What is a gluten-free (GF) diet?
Gluten is what gives bread dough its stretchy quality. It is an integral part of wheat, barley, rye, and spelt (as well as lesser known grains such as kamut and triticale). People who have sensitivities to gluten (found most significantly in wheat products) can range from having a wheat allergy to celiac disease. Eliminating gluten from the diet (an arduous task for those who have to do it since current labeling laws do not require mention of gluten) is a first line of defense in treating celiac disease.
Who else can benefit from a GF diet?
Not only those with a gluten sensitivity may need to follow a GF diet. Although the research is not completely documented, symptoms of autism spectrum disorders as well as ADD/ADHD have been found to lessen after eliminating gluten (and in some cases, casein, a key ingredient in dairy products). Dermatitis herpetiformis (classified as severe itching rash found on behind the elbows and knees) has been considered either a separate disorder (treated with a GF diet) or as a symptom of celiac disease (which can only be diagnosed with a blood test and an endoscopy).
You didn't mention oats. Don't they contain gluten?
Currently, oats are a controversial subject in celiac circles. Technically, oats lack the gluten protein and therefore should not be a problem for most people with the sensitivity. The key concern is that oats can be cross-contaminated with glutinous grains in their processing. There are a few sources for certified non-contaminated oats. However, these are quite expensive. Since I do not think I am celiac, I freely use oat flour (rolled oats ground in a food processor). [Please see the post about Laws of Bread for the Celiac Observant Jew for more information.]
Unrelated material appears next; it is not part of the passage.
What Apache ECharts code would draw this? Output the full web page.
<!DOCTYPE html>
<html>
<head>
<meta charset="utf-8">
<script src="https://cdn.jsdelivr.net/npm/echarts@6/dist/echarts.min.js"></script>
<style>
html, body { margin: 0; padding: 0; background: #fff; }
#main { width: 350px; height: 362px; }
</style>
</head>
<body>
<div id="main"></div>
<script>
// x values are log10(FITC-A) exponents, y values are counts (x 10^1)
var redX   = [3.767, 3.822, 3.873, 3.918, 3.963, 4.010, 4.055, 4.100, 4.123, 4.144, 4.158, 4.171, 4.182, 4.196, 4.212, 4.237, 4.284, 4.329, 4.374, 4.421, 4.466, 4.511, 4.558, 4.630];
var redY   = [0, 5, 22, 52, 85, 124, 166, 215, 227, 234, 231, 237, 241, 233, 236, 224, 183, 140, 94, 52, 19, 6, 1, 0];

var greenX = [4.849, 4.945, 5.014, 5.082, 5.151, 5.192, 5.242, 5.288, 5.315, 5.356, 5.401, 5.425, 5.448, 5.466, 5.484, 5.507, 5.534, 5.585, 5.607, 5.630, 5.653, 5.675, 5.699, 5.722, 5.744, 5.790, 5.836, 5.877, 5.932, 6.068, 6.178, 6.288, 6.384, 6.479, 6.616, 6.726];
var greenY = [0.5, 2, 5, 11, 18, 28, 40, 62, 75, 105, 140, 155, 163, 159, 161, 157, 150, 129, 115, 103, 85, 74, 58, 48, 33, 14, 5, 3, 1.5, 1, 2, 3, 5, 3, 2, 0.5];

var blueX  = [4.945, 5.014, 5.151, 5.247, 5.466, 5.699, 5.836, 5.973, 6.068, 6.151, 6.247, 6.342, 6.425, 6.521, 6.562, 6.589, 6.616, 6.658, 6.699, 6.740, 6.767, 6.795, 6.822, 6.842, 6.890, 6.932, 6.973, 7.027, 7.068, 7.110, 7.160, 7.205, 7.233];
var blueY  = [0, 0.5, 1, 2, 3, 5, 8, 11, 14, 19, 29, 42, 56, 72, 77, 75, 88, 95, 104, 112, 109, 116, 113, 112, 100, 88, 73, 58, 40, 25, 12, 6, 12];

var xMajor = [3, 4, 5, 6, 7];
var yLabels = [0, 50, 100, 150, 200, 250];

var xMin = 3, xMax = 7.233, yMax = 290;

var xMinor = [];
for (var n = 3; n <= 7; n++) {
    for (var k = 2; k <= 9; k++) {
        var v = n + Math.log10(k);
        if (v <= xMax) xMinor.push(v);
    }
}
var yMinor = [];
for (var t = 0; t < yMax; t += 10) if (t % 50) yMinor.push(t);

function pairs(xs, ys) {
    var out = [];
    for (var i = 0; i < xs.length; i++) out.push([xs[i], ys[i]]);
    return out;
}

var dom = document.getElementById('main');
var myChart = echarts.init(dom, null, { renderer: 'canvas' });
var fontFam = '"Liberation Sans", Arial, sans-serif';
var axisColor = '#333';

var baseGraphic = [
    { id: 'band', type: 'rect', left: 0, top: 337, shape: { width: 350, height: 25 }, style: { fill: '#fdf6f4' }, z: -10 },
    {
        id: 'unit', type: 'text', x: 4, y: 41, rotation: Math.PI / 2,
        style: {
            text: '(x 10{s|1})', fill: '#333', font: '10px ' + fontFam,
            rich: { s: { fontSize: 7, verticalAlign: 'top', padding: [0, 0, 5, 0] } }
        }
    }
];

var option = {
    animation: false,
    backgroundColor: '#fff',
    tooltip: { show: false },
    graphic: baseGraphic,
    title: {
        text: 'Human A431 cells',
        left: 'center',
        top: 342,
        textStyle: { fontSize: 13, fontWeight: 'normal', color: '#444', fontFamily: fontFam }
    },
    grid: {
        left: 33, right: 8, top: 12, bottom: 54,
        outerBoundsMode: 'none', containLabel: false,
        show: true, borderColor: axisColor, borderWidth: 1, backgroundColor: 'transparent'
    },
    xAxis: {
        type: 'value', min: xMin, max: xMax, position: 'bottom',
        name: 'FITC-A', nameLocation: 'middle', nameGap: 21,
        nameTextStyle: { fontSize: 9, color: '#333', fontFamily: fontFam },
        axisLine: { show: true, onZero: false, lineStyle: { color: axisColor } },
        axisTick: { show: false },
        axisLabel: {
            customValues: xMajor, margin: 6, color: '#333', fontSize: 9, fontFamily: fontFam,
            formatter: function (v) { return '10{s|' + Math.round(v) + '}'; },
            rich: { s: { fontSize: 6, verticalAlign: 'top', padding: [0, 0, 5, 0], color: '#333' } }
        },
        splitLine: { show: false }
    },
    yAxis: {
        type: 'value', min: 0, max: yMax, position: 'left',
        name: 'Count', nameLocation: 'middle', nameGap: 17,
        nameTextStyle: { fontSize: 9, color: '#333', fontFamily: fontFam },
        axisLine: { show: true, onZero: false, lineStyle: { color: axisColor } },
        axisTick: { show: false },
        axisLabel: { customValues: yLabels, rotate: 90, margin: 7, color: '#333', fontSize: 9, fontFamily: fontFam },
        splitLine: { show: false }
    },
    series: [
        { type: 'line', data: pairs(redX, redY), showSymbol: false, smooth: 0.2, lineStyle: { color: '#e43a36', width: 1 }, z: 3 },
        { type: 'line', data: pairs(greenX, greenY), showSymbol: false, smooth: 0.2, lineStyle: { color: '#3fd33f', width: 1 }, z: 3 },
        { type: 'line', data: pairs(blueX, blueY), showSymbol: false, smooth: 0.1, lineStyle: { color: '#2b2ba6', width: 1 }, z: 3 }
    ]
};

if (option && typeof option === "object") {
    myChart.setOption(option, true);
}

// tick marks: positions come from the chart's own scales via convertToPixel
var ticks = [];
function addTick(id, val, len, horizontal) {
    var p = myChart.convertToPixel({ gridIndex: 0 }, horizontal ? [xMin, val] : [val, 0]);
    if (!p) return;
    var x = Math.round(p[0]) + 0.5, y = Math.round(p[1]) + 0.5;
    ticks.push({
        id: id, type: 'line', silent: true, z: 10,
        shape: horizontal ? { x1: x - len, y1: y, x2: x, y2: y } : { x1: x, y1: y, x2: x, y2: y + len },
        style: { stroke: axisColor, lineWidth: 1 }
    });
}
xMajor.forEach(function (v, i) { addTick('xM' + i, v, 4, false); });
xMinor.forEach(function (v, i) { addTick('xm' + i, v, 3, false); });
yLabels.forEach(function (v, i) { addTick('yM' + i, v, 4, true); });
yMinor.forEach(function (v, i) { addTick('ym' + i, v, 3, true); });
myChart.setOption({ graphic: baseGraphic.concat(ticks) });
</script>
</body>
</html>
So, no bread, no pasta, what's left for me?
Quite a bit actually. Conventional starches such as potatoes, rice, and corn are still available. Use this opportunity to open your eyes to an entire world of almost-forgotten grains, all of them have unique tastes that expand your repetoire: amaranth, millet (not just for bird seed anymore), and quinoa. The basis of comfort foods, like tapioca (pudding) and buckwheat (pancakes), are also permitted. The good news is that many of these foods can be made into an assortment of flours (along with legume and nut flours), which will provide you with hours of baking pleasure.
Low-carb diets were big several years ago. Isn't gluten-free just another "fad diet"?
Not for the 1 in 200 Americans who have gluten sensitivity in one form or another. (For every diagnosed case, there are approximately a dozen people suffering in silence, completing unaware of the long-term effects.) A "classic" celiac case is a person whose body does not completely absorb nutrients in food. This could cause a person to be too thin, unable to gain weight no matter what, or heavy, from the need to overeat as an attempt to satisfy nutrition requirements. There is a lot of buzz currently about gluten-free as well as a surge of GF products storming the market. People may inevitably turn to it as a fad diet but it will just as soon fade for some of these people once it gets "too boring".
I may have the sensitivity, but don't want to put my whole family on the diet, what should I do?
For those who observe the Jewish dietary laws (kashrut), we are already familiar with the stringencies of separating meat and dairy products from each other. Being the only GF person in a family requires the same attention (for those with severe allergies). Reactions can occur from a "double-dipped" knife in mayonnaise or cream cheese. [GF people can keep separate containers of these products for themselves.] Cutting boards and cooking utensils have to be cleaned with hot soapy water in between use. Keep your GF products clearly marked and away from the other foods and you should not have too many problems with cross-contamination.
Since processed food may not be clearly labeled "gluten-free", what else do I need to know?
Obviously, you know to avoid the flours of those offending grains. However, wheat, barley, rye, and spelt have several aliases on ingredient lists. Steer clear of these "code words": modified food starch (may be derived from wheat), hydrolyzed vegetable protein (commonly found in canned tuna fish), and malt flavoring.
What about alcoholic beverages?
Wine is still safe as well as distilled liquor from non-glutinous sources (such as rum and potato vodka). There is currently on the market beer made from sorghum (another gluten-free "grain"). However, at $8.99 per 6 pack, it is better reserved for special occasions.